Rain makes grain … except when it doesn’t stop raining. The worst crop based on market expectations was grown in 1993, according to Flory. In a flood year west of the Mississippi River, crops essentially drowned. “Plants couldn’t generate energy because it was cloudy and rained almost every day,” he remembers.

Flory recalls walking in ankle-deep mud and pulling samples in Iowa and Minnesota that yielded a paltry 25 to 40 bu. per acre: “That was the first year we ran Crop Tour and considering expectations going in, that was the single worst crop I’ve seen.”

However, Flory is quick to add the drought of 2012, which resulted in some fields at a zero. “It was extremely bad in 2012, just awful. But the difference was we expected poor fields. We were taken by surprise in 1993,” he explains.

Memorable

One of Flory’s most unforgettable moments relates directly to the dismal crop of 1993. As Crop Tour moved through Illinois, Indiana and Ohio, Flory knew yields would be anemic further west. A crop scout in Flory’s immediate group remained adamant that the best yields lay ahead: “This scout fought me and fought me, telling me it would get so much better in Iowa and Minnesota. When we finally arrived, I sat in the car and told him to get out and see if he could find an ear of corn.
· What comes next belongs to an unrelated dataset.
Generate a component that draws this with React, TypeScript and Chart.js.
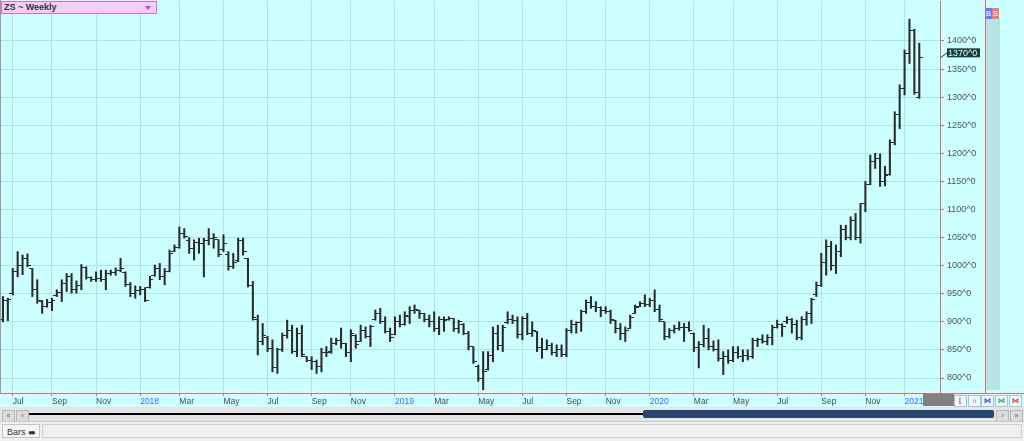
import React, { useEffect, useRef } from "react";
import { Chart, registerables } from "chart.js";

Chart.register(...registerables);

// ---------------- data ----------------
const SYMBOL_LABEL = "ZS ~ Weekly";
const FIRST_WEEK = "2017-06-23"; // date of bar 0, one bar per week

const opens = [
  905, 938, 950, 990, 1000, 1012, 995, 958, 936, 928,
  935, 946, 952, 968, 980, 958, 965, 996, 979, 975,
  978, 976, 986, 988, 991, 988, 966, 950, 956, 958,
  962, 982, 995, 980, 990, 1025, 1032, 1058, 1044, 1030,
  1042, 1040, 1045, 1048, 1046, 1028, 1020, 998, 1010, 1045,
  1012, 965, 905, 865, 872, 852, 818, 850, 876, 885,
  848, 880, 838, 832, 830, 820, 845, 848, 862, 866,
  862, 845, 875, 865, 885, 874, 905, 915, 900, 883,
  878, 900, 896, 910, 920, 920, 914, 905, 900, 888,
  905, 905, 906, 888, 896, 880, 856, 820, 800, 815,
  840, 880, 858, 898, 905, 902, 878, 906, 880, 883,
  855, 850, 858, 845, 850, 842, 885, 895, 898, 918,
  935, 928, 925, 920, 918, 903, 888, 880, 888, 915,
  928, 932, 930, 938, 922, 900, 874, 884, 888, 890,
  890, 880, 855, 860, 870, 856, 850, 835, 838, 832,
  845, 838, 840, 838, 866, 868, 865, 872, 890, 895,
  900, 905, 895, 872, 905, 915, 948, 965, 1005, 1035,
  1000, 1025, 1065, 1050, 1080, 1050, 1110, 1145, 1185, 1190,
  1150, 1162, 1220, 1270, 1315, 1378, 1418, 1300,
];

const highs = [
  945, 942, 995, 1025, 1019, 1021, 995, 975, 938, 940,
  942, 957, 975, 986, 986, 973, 1002, 998, 980, 989,
  992, 992, 992, 996, 1013, 989, 970, 964, 963, 961,
  981, 1001, 1004, 995, 1028, 1037, 1069, 1066, 1050, 1046,
  1049, 1049, 1066, 1057, 1046, 1055, 1025, 1022, 1049, 1049,
  1013, 972, 912, 897, 874, 868, 853, 880, 903, 894,
  889, 894, 838, 838, 832, 853, 856, 871, 871, 889,
  862, 886, 877, 894, 891, 894, 921, 924, 909, 889,
  909, 912, 918, 927, 930, 921, 915, 912, 918, 909,
  909, 909, 906, 903, 897, 883, 856, 823, 847, 847,
  891, 894, 894, 918, 912, 909, 909, 915, 900, 883,
  871, 868, 862, 859, 859, 888, 903, 900, 921, 939,
  945, 936, 927, 927, 921, 903, 897, 891, 912, 930,
  936, 948, 942, 957, 930, 900, 888, 894, 900, 897,
  900, 880, 865, 894, 888, 866, 868, 847, 850, 856,
  856, 850, 850, 871, 871, 877, 877, 894, 903, 897,
  909, 906, 903, 909, 918, 942, 971, 1022, 1046, 1043,
  1037, 1072, 1072, 1087, 1093, 1111, 1150, 1197, 1200, 1199,
  1177, 1224, 1274, 1322, 1384, 1439, 1421, 1396,
];

const lows = [
  900, 902, 948, 980, 984, 998, 945, 933, 915, 926,
  920, 945, 936, 954, 951, 951, 957, 976, 972, 972,
  972, 957, 983, 983, 989, 963, 945, 942, 948, 936,
  960, 981, 975, 966, 989, 1025, 1031, 1049, 1022, 1010,
  1022, 980, 1037, 1031, 1016, 1025, 992, 995, 1007, 1019,
  962, 903, 841, 859, 847, 811, 808, 847, 871, 844,
  838, 838, 829, 815, 808, 811, 838, 844, 859, 853,
  838, 829, 853, 865, 871, 856, 903, 897, 880, 865,
  877, 891, 894, 897, 915, 906, 900, 891, 883, 877,
  883, 903, 883, 880, 877, 850, 826, 794, 779, 814,
  829, 850, 847, 897, 897, 871, 868, 877, 874, 847,
  835, 850, 841, 838, 838, 838, 880, 880, 883, 915,
  924, 918, 909, 915, 897, 880, 868, 865, 888, 915,
  927, 927, 927, 918, 900, 868, 871, 880, 885, 865,
  883, 847, 818, 855, 850, 848, 830, 806, 826, 829,
  835, 829, 832, 835, 856, 862, 859, 859, 889, 874,
  897, 880, 868, 868, 894, 897, 945, 963, 983, 992,
  986, 1016, 1046, 1046, 1046, 1040, 1096, 1144, 1173, 1141,
  1142, 1161, 1215, 1244, 1304, 1360, 1305, 1298,
];

const closes = [
  938, 940, 990, 1000, 1012, 1000, 958, 938, 928, 935,
  938, 952, 968, 980, 958, 965, 996, 979, 975, 978,
  976, 986, 988, 991, 995, 966, 950, 956, 958, 938,
  975, 995, 980, 990, 1022, 1032, 1058, 1052, 1030, 1042,
  1040, 1045, 1048, 1050, 1020, 1040, 998, 1005, 1045, 1026,
  965, 908, 865, 875, 852, 818, 850, 875, 885, 848,
  880, 842, 832, 830, 820, 845, 845, 862, 866, 862,
  845, 880, 860, 885, 874, 892, 915, 900, 883, 872,
  900, 896, 912, 920, 922, 914, 905, 900, 888, 905,
  903, 906, 888, 900, 880, 856, 830, 800, 812, 840,
  880, 858, 890, 905, 902, 878, 906, 880, 885, 855,
  850, 858, 845, 850, 842, 885, 895, 898, 918, 935,
  928, 925, 920, 918, 905, 888, 880, 885, 908, 925,
  932, 930, 938, 922, 905, 874, 884, 888, 890, 890,
  885, 855, 860, 870, 856, 850, 835, 838, 832, 845,
  838, 840, 838, 866, 868, 865, 872, 890, 895, 892,
  905, 895, 872, 905, 915, 940, 965, 1005, 1035, 1000,
  1025, 1065, 1050, 1080, 1050, 1110, 1145, 1185, 1190, 1150,
  1160, 1220, 1270, 1315, 1378, 1418, 1308, 1370,
];

const priceTicks = [800, 850, 900, 950, 1000, 1050, 1100, 1150, 1200, 1250, 1300, 1350, 1400];
const monthNames = ["Jan", "Feb", "Mar", "Apr", "May", "Jun", "Jul", "Aug", "Sep", "Oct", "Nov", "Dec"];
const tickMonthsFrom = { year: 2017, month: 6 }; // Jul 2017
const tickMonthsTo = { year: 2021, month: 0 }; // Jan 2021
const tickMonthStep = 2;

// ---------------- styling ----------------
const BG = "#ccffff";
const GRID = "#aee6e6";
const RED = "#e46a6a";
const BAR = "#2b2b2b";
const FONT = "'Liberation Sans', Arial, sans-serif";

function buildMonthTicks() {
  const start = Date.parse(FIRST_WEEK + "T00:00:00Z");
  const week = 7 * 24 * 3600 * 1000;
  const out: { value: number; label: string; year: boolean }[] = [];
  let y = tickMonthsFrom.year;
  let m = tickMonthsFrom.month;
  while (y < tickMonthsTo.year || (y === tickMonthsTo.year && m <= tickMonthsTo.month)) {
    const t = Date.UTC(y, m, 1);
    const idx = Math.ceil((t - start) / week);
    out.push({ value: idx, label: m === 0 ? String(y) : monthNames[m], year: m === 0 });
    m += tickMonthStep;
    if (m > 11) {
      m -= 12;
      y += 1;
    }
  }
  return out;
}

export default function App() {
  const ref = useRef<HTMLCanvasElement>(null);

  useEffect(() => {
    const canvas = ref.current;
    if (!canvas) return;
    const mk = (left: boolean) => {
      const c = document.createElement("canvas");
      c.width = 7;
      c.height = 1;
      const g = c.getContext("2d")!;
      g.fillStyle = BAR;
      g.fillRect(left ? 0 : 4, 0, 3, 1);
      return c;
    };
    const openImg = mk(true);
    const closeImg = mk(false);
    const monthTicks = buildMonthTicks();
    const labelMap = new Map<number, { label: string; year: boolean }>();
    monthTicks.forEach((t) => labelMap.set(t.value, t));
    const lastClose = closes[closes.length - 1];

    const lastLabel = {
      id: "lastLabel",
      afterDraw(chart: any) {
        const ctx = chart.ctx;
        const y = chart.scales.y.getPixelForValue(lastClose);
        const x0 = chart.chartArea.right;
        ctx.save();
        ctx.strokeStyle = "#1d3b3b";
        ctx.lineWidth = 1;
        ctx.beginPath();
        ctx.moveTo(x0 + 0.5, y);
        ctx.lineTo(x0 + 7, y - 5);
        ctx.stroke();
        ctx.fillStyle = "#1d3b3b";
        ctx.fillRect(x0 + 7, y - 9.5, 33, 9);
        ctx.fillStyle = "#dfffff";
        ctx.font = `9px ${FONT}`;
        ctx.textBaseline = "middle";
        ctx.textAlign = "left";
        ctx.fillText(`${lastClose}^0`, x0 + 8, y - 4.8);
        ctx.restore();
      },
    };

    const idx = closes.map((_, i) => i);
    const chart = new Chart(canvas, {
      type: "bar",
      data: {
        datasets: [
          {
            type: "bar",
            data: idx.map((i) => ({ x: i, y: [lows[i], highs[i]] })) as any,
            backgroundColor: BAR,
            borderWidth: 0,
            barThickness: 1.4,
            grouped: false,
          } as any,
          {
            type: "scatter",
            data: idx.map((i) => ({ x: i, y: opens[i] })),
            pointStyle: openImg as any,
            pointRadius: 3,
            showLine: false,
          },
          {
            type: "scatter",
            data: idx.map((i) => ({ x: i, y: closes[i] })),
            pointStyle: closeImg as any,
            pointRadius: 3,
            showLine: false,
          },
        ],
      },
      options: {
        animation: false,
        responsive: false,
        events: [],
        layout: { autoPadding: false, padding: { top: 1, left: 1, right: 0, bottom: 0 } },
        plugins: { legend: { display: false }, tooltip: { enabled: false } },
        scales: {
          x: {
            type: "linear",
            min: -0.4,
            max: 191.23,
            offset: false,
            afterBuildTicks: (s: any) => {
              s.ticks = monthTicks.map((t) => ({ value: t.value }));
            },
            afterFit: (s: any) => {
              s.height = 14;
              s.paddingLeft = 0;
              s.paddingRight = 0;
            },
            ticks: {
              autoSkip: false,
              maxRotation: 0,
              minRotation: 0,
              align: "start",
              padding: 1,
              font: { family: FONT, size: 8.5 },
              color: (c: any) => (labelMap.get(c.tick?.value)?.year ? "#4a63ff" : "#4a4a4a"),
              callback: (v: any) => labelMap.get(Number(v))?.label ?? "",
            },
            grid: { color: GRID, tickColor: RED, tickLength: 3, lineWidth: 1, offset: false },
            border: { color: RED, width: 1 },
          } as any,
          y: {
            type: "linear",
            position: "right",
            min: 773.3,
            max: 1471.2,
            afterBuildTicks: (s: any) => {
              s.ticks = priceTicks.map((v) => ({ value: v }));
            },
            afterFit: (s: any) => {
              s.width = 45;
              s.paddingTop = 0;
              s.paddingBottom = 0;
            },
            ticks: {
              padding: 3,
              font: { family: FONT, size: 9 },
              color: "#555555",
              callback: (v: any) => `${v}^0`,
            },
            grid: { color: GRID, tickColor: RED, tickLength: 4, lineWidth: 1 },
            border: { color: RED, width: 1 },
          } as any,
        },
      },
      plugins: [lastLabel],
    });
    return () => chart.destroy();
  }, []);

  const abs = (s: React.CSSProperties): React.CSSProperties => ({ position: "absolute", ...s });
  const btn = (left: number, txt: string): React.ReactNode => (
    <div
      style={abs({
        left,
        top: 410,
        width: 11,
        height: 10,
        background: "#dcdcdc",
        border: "1px solid #b8b8b8",
        fontSize: 7,
        lineHeight: "10px",
        textAlign: "center",
        color: "#555",
      })}
    >
      {txt}
    </div>
  );
  const icon = (left: number, color: string, glyph: string): React.ReactNode => (
    <div
      style={abs({
        left,
        top: 395,
        width: 11,
        height: 10,
        background: "#eef8fb",
        border: "1px solid #9fc8d6",
        color,
        fontSize: 7,
        lineHeight: "10px",
        textAlign: "center",
        fontWeight: "bold",
      })}
    >
      {glyph}
    </div>
  );

  return (
    <div
      style={{
        position: "fixed",
        left: 0,
        top: 0,
        width: 1024,
        height: 441,
        background: BG,
        overflow: "hidden",
        fontFamily: FONT,
      }}
    >
      {/* dark box under the last year label */}
      <div style={abs({ left: 923, top: 394, width: 31, height: 12, background: "#808080" })} />
      <div style={abs({ left: 0, top: 0, width: 985, height: 407 })}>
        <canvas ref={ref} width={985} height={407} style={{ display: "block" }} />
      </div>
      {/* left border */}
      <div style={abs({ left: 0, top: 0, width: 1, height: 394, background: "#9a9a9a" })} />
      {/* right price panel lines */}
      <div style={abs({ left: 985, top: 0, width: 1, height: 394, background: RED })} />
      <div style={abs({ left: 940, top: 393, width: 84, height: 1, background: RED })} />
      <div style={abs({ left: 986, top: 19, width: 14, height: 371, background: "#b7e3e3" })} />
      <div
        style={abs({
          left: 985,
          top: 8,
          width: 7,
          height: 11,
          background: "#7272ff",
          color: "#fff",
          fontSize: 8,
          lineHeight: "11px",
          textAlign: "center",
        })}
      >
        B
      </div>
      <div
        style={abs({
          left: 992,
          top: 8,
          width: 7,
          height: 11,
          background: "#f07a7a",
          color: "#fff",
          fontSize: 8,
          lineHeight: "11px",
          textAlign: "center",
        })}
      >
        S
      </div>
      {/* symbol label */}
      <div
        style={abs({
          left: 1,
          top: 1,
          width: 152,
          height: 11,
          background: "#f3d0f3",
          border: "1px solid #d66ad6",
          fontSize: 9,
          lineHeight: "11px",
          fontWeight: "bold",
          color: "#333",
          paddingLeft: 2,
          boxSizing: "content-box",
        })}
      >
        {SYMBOL_LABEL}
      </div>
      <div
        style={abs({
          left: 145,
          top: 6,
          width: 0,
          height: 0,
          borderLeft: "3.5px solid transparent",
          borderRight: "3.5px solid transparent",
          borderTop: "4px solid #d040d0",
        })}
      />
      {/* small tool icons */}
      {icon(954, "#e04040", "⌊")}
      {icon(968, "#3050d0", "∩")}
      {icon(981, "#3050d0", "⋈")}
      {icon(995, "#30b050", "⋈")}
      {icon(1009, "#e04040", "⋈")}
      {/* scroll row */}
      <div style={abs({ left: 0, top: 407, width: 1024, height: 14, background: "#e4e4e4" })} />
      {btn(2, "«")}
      {btn(16, "‹")}
      <div style={abs({ left: 29, top: 413, width: 614, height: 2, background: "#000" })} />
      <div style={abs({ left: 643, top: 410, width: 351, height: 8, background: "#26466f", borderRadius: 2 })} />
      {btn(996, "›")}
      {btn(1010, "»")}
      {/* bottom tab row */}
      <div
        style={abs({
          left: 0,
          top: 421,
          width: 1024,
          height: 20,
          background: "#f0f0f0",
          borderTop: "1px solid #c8c8c8",
          boxSizing: "border-box",
        })}
      />
      <div
        style={abs({
          left: 2,
          top: 424,
          width: 38,
          height: 14,
          background: "#f6f6f6",
          border: "1px solid #c4c4c4",
          fontSize: 9,
          lineHeight: "14px",
          color: "#333",
          paddingLeft: 4,
          boxSizing: "border-box",
        })}
      >
        Bars <span style={{ fontSize: 8, letterSpacing: -2 }}>●●</span>
      </div>
      <div
        style={abs({
          left: 42,
          top: 424,
          width: 980,
          height: 14,
          border: "1px solid #cfcfcf",
          boxSizing: "border-box",
        })}
      />
    </div>
  );
}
He came back with three little stubs and I’ll never, never forget the look of shock on his face.”

Unique

Year after year, Flory loves the day-to-day frenzy of what has developed into a U.S. agriculture mainstay: Farm Journal Midwest Crop Tour. “There are so many situations where it’s so fun and keeps us coming back every year. It’s a great and vital learning process, but good grief, we try to have fun and get things done at the same time. You also can’t be with a finer group of people because there is nothing like the camaraderie of Crop Tour.”